Taoiseach optimistic Brexit deal can be reached but says Ireland preparing for talks failure
Taoiseach Leo Varadkar has challenged the British government to end the rhetoric on the Border post-Brexit and present a legal solution.
His remarks were followed by his Foreign Minister Simon Coveney’s insistence in Brussels that Ireland’s future cannot be held to ransom by the DUP’s deal to keep PM Theresa May in power.
Mr Varadkar, who spoke to several reporters and TV and radio station over the weekend, said that while he remains optimistic a deal will be reached Ireland and others should at least be prepared for the talks to fail and the UK to crash out with no deal on 29 March 2019. He said he was “not afraid” of a no-deal Brexit.
Speaking in Enniskillen on Sunday where he joined DUP leader Arlene Foster in laying a Remembrance Day wreath he said: “I think it is going to be possible to come to an agreement with the UK on an EU exit treaty but if it is the case that there can’t be a deal, that is something we need to be prepared for as well.
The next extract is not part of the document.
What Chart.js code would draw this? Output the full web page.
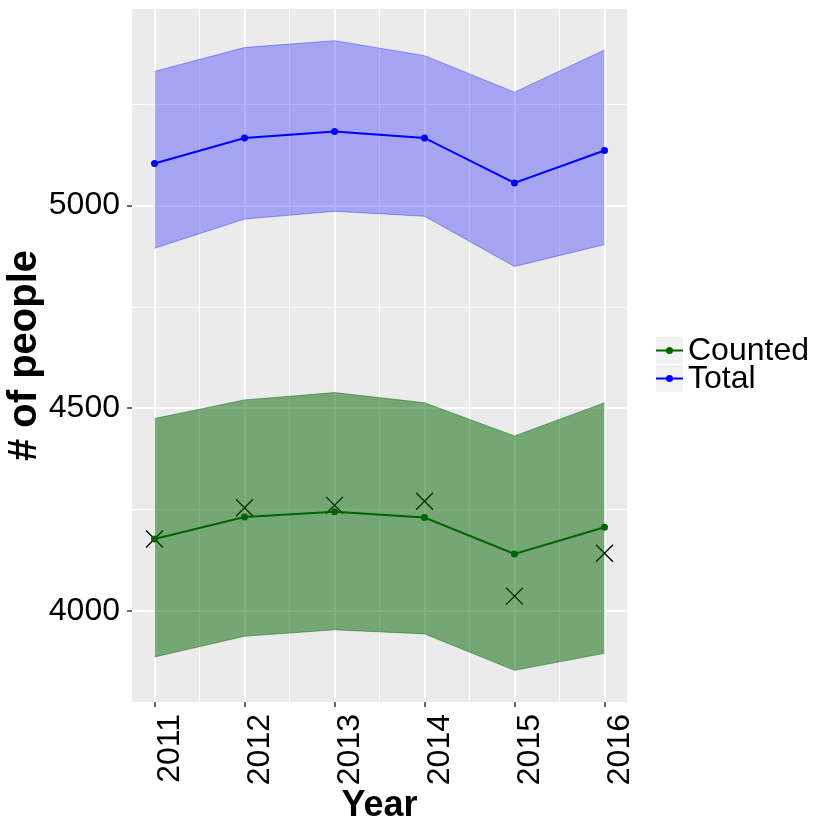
<!DOCTYPE html>
<html>
<head>
<meta charset="utf-8">
<script src="https://cdn.jsdelivr.net/npm/chart.js@4.4.0/dist/chart.umd.min.js"></script>
<style>
html, body { margin: 0; padding: 0; background: #ffffff; }
#wrap { width: 830px; height: 830px; }
</style>
</head>
<body>
<div id="wrap"><canvas id="chart"></canvas></div>
<script>
// values
var years = [2011, 2012, 2013, 2014, 2015, 2016];
var totalMid = [5104, 5167, 5183, 5167, 5056, 5136];
var totalHigh = [5331, 5390, 5407, 5370, 5280, 5384];
var totalLow = [4895, 4967, 4986, 4974, 4850, 4904];
var countedMid = [4178, 4232, 4245, 4231, 4141, 4207];
var countedHigh = [4475, 4521, 4539, 4514, 4432, 4514];
var countedLow = [3887, 3938, 3954, 3944, 3854, 3896];
var observed = [4178, 4255, 4261, 4271, 4037, 4143];

var yMajor = [4000, 4500, 5000];
var yMinor = [4250, 4750, 5250];
var xMinor = [2011.5, 2012.5, 2013.5, 2014.5, 2015.5];
var legendLabels = ['Counted', 'Total'];
var legendColors = ['#006400', '#0000ff'];

function pts(vals) {
    return years.map(function(y, i) { return {x: y, y: vals[i]}; });
}

var tickFont = '32px "Liberation Sans", Arial, sans-serif';

var panelBg = {
    id: 'panelBg',
    beforeDraw: function(chart) {
        var a = chart.chartArea, ctx = chart.ctx;
        ctx.save();
        ctx.fillStyle = '#ebebeb';
        ctx.fillRect(a.left, a.top, a.right - a.left, a.bottom - a.top);
        ctx.restore();
    }
};

var extras = {
    id: 'extras',
    afterDraw: function(chart) {
        var ctx = chart.ctx, xs = chart.scales.x, a = chart.chartArea;
        ctx.save();
        // rotated x tick labels, reading upwards
        ctx.fillStyle = '#000000';
        ctx.font = tickFont;
        ctx.textAlign = 'right';
        ctx.textBaseline = 'alphabetic';
        years.forEach(function(y) {
            var px = xs.getPixelForValue(y);
            ctx.save();
            ctx.translate(px + 24, a.bottom + 12);
            ctx.rotate(-Math.PI / 2);
            ctx.fillText(String(y), 0, 0);
            ctx.restore();
        });
        // legend
        var keyX = 656, keyW = 27, keyH = 27, top0 = 337;
        legendLabels.forEach(function(lab, i) {
            var ty = top0 + i * 28;
            ctx.fillStyle = '#f2f2f2';
            ctx.fillRect(keyX, ty, keyW, keyH);
            ctx.strokeStyle = legendColors[i];
            ctx.lineWidth = 2;
            ctx.beginPath();
            ctx.moveTo(keyX, ty + keyH / 2);
            ctx.lineTo(keyX + keyW, ty + keyH / 2);
            ctx.stroke();
            ctx.fillStyle = legendColors[i];
            ctx.beginPath();
            ctx.arc(keyX + keyW / 2, ty + keyH / 2, 3.5, 0, Math.PI * 2);
            ctx.fill();
            ctx.fillStyle = '#000000';
            ctx.font = tickFont;
            ctx.textAlign = 'left';
            ctx.textBaseline = 'middle';
            ctx.fillText(lab, keyX + keyW + 5, ty + keyH / 2 + 1);
        });
        ctx.restore();
    }
};

var isMajorX = function(v) { return years.indexOf(v) >= 0; };
var isMajorY = function(v) { return yMajor.indexOf(v) >= 0; };

var ctx = document.getElementById('chart').getContext('2d');
window.theChart = new Chart(ctx, {
    type: 'line',
    data: {
        datasets: [
            { label: 'totalHigh', data: pts(totalHigh), fill: '+1', backgroundColor: 'rgba(0,0,255,0.3)',
              borderColor: 'rgba(0,0,255,0.35)', borderWidth: 1, pointRadius: 0, tension: 0 },
            { label: 'totalLow', data: pts(totalLow), fill: false,
              borderColor: 'rgba(0,0,255,0.35)', borderWidth: 1, pointRadius: 0, tension: 0 },
            { label: 'countedHigh', data: pts(countedHigh), fill: '+1', backgroundColor: 'rgba(0,100,0,0.5)',
              borderColor: 'rgba(0,100,0,0.45)', borderWidth: 1, pointRadius: 0, tension: 0 },
            { label: 'countedLow', data: pts(countedLow), fill: false,
              borderColor: 'rgba(0,100,0,0.45)', borderWidth: 1, pointRadius: 0, tension: 0 },
            { label: 'Total', data: pts(totalMid), fill: false, borderColor: '#0000ff', backgroundColor: '#0000ff',
              borderWidth: 2, pointRadius: 3.5, pointBorderWidth: 0, tension: 0 },
            { label: 'Counted', data: pts(countedMid), fill: false, borderColor: '#006400', backgroundColor: '#006400',
              borderWidth: 2, pointRadius: 3.5, pointBorderWidth: 0, tension: 0 },
            { label: 'Observed', data: pts(observed), showLine: false, pointStyle: 'crossRot',
              pointRadius: 12, borderColor: '#000000', pointBorderWidth: 1.3, pointBorderColor: '#000000' }
        ]
    },
    options: {
        responsive: true,
        maintainAspectRatio: false,
        animation: false,
        events: [],
        layout: { autoPadding: false, padding: { top: 9, right: 203, left: 0, bottom: 0 } },
        plugins: { legend: { display: false }, tooltip: { enabled: false } },
        scales: {
            x: {
                type: 'linear',
                min: 2010.75,
                max: 2016.25,
                afterBuildTicks: function(s) {
                    s.ticks = years.concat(xMinor).map(function(v) { return {value: v}; });
                },
                afterFit: function(s) { s.height = 128; s.paddingLeft = 0; s.paddingRight = 0; },
                border: { display: false },
                grid: {
                    color: '#ffffff',
                    lineWidth: function(c) { return isMajorX(c.tick.value) ? 2 : 1; },
                    drawTicks: true,
                    tickLength: 5,
                    tickWidth: 1.5,
                    tickColor: function(c) { return isMajorX(c.tick.value) ? '#333333' : 'rgba(0,0,0,0)'; }
                },
                ticks: { display: false },
                title: {
                    display: true, text: 'Year', color: '#000000',
                    font: { family: '"Liberation Sans", Arial, sans-serif', size: 36, weight: 'bold' },
                    padding: { top: 0, bottom: 2 }
                }
            },
            y: {
                type: 'linear',
                min: 3776,
                max: 5485,
                afterBuildTicks: function(s) {
                    s.ticks = yMajor.concat(yMinor).map(function(v) { return {value: v}; });
                },
                afterFit: function(s) { s.width = 132; s.paddingTop = 0; s.paddingBottom = 0; },
                border: { display: false },
                grid: {
                    color: '#ffffff',
                    lineWidth: function(c) { return isMajorY(c.tick.value) ? 2 : 1; },
                    drawTicks: true,
                    tickLength: 5,
                    tickWidth: 1.5,
                    tickColor: function(c) { return isMajorY(c.tick.value) ? '#333333' : 'rgba(0,0,0,0)'; }
                },
                ticks: {
                    color: '#000000',
                    padding: 7,
                    font: { family: '"Liberation Sans", Arial, sans-serif', size: 32 },
                    callback: function(v) { return isMajorY(v) ? String(v) : ''; }
                },
                title: {
                    display: true, text: '# of people', color: '#000000',
                    font: { family: '"Liberation Sans", Arial, sans-serif', size: 40, weight: 'bold' },
                    padding: { top: 1, bottom: 0 }
                }
            }
        }
    },
    plugins: [panelBg, extras]
});
</script>
</body>
</html>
“As I said in my speech at the Fine Gael conference (last Saturday), four times in Irish history we went on a different path when we became independent, when we became a republic, when we floated our own currency, when we joined the euro and Britain did not.
“On each occasion we emerged more prosperous and stronger as a result. So I am not afraid of the possibility of there being no deal. But I am an optimist. I do think one is possible and will be achieved.”
European Union leaders will decide at next month’s EU Council summit in Brussels whether “sufficient progress” has been made on three key phase-one issues: citizens’ rights, the financial settlement and issues relating to Ireland.
“We want a free trade agreement between Britain and Ireland, one that will protect our jobs and economy, and we want a transition period of two years or more to allow people to adjust to changes. They are the phase-two issues and we can’t deal with them until we deal with phase one.”
He said good progress had been made on keeping a common travel area and on retaining the funding of peace initiatives in the North.
“The border is the difficult part. We want the words, rhetoric and assurances we have been given to be honoured.
“We’ve heard the language of the last 18 months: no return to a hard border, no return to the borders of the past and no physical infrastructure. We need to turn those sentiments now into a written- down legal solution.”
“I think the December deadline can be met, I think it is possible to move on to phase two of the talks. We want to do that but we can’t do that until we’ve sorted out the phase one issues that are particular to Ireland and if we can’t sort it out by December, so be it, we’ll go into the New Year,” he said on Irish radio.
The European Commission’s chief Brexit negotiator Michel Barnier last week gave the UK a two-week deadline to provide greater clarity on the financial settlement it was prepared to offer.
Meanwhile Ireland’s foreign minister Simon Coveney warned Britain against letting the DUP – on whom PM Theresa May depends for her parliamentary majority – dictate her options on Brexit.
Prime Minister Theresa May did a deal with the DUP’s ten MPs in June after she and her party failed to get an overall commons majority in her snap election. The party agreed to support her party in key votes such as the Budget and any confidence motion. Mr Coveney’s warning in Brussels came just a few days after Taoiseach Leo Varadkar said Ireland would not veto any deal ‘at this stage’ as it has the support of the rest of Europe.
In Brussels Mr Coveney said Ireland’s future should not be determined by Commons arithmetic.
“I don’t accept the options should be limited on the basis of the political arithmetic in the House of Commons.
“That is not how a decision as fundamental and as important to Ireland’s future and Britain’s future should be made.
“I don’t think that the solutions for the permanent new relationship between Britain and Ireland and Britain and the EU should be subject to one political party of any hue.”
“Lots of parties on the island of Ireland have a view here, and I think we need to try to take all of those views on board. “Of course we listen to the DUP, but we listen to other parties, too, in Northern Ireland, and we listen to all the parties in opposition and in government in Ireland, which is what we’re trying to do with the stakeholders consultations.”
Mr Coveney also said that if it was not possible for Britain to stay in the customs union and single market, then all sides would have to design a solution for the issues of the Irish border and co-operation between Northern Ireland and the Republic of Ireland.
“That’s why we are asking for a rethink, and for more progress and clarity on this issue before December,” he said. “Britain and Ireland, working through the structures that involve the EU Task Force, have to find a way forward that not only Britain can live with but that Ireland can live with too.
“If Northern Ireland goes a different direction from a regulatory point of view, then you create unfair playing fields, which on the back of that there is going to have to be systems of checks and balances, and inspections to ensure standards.”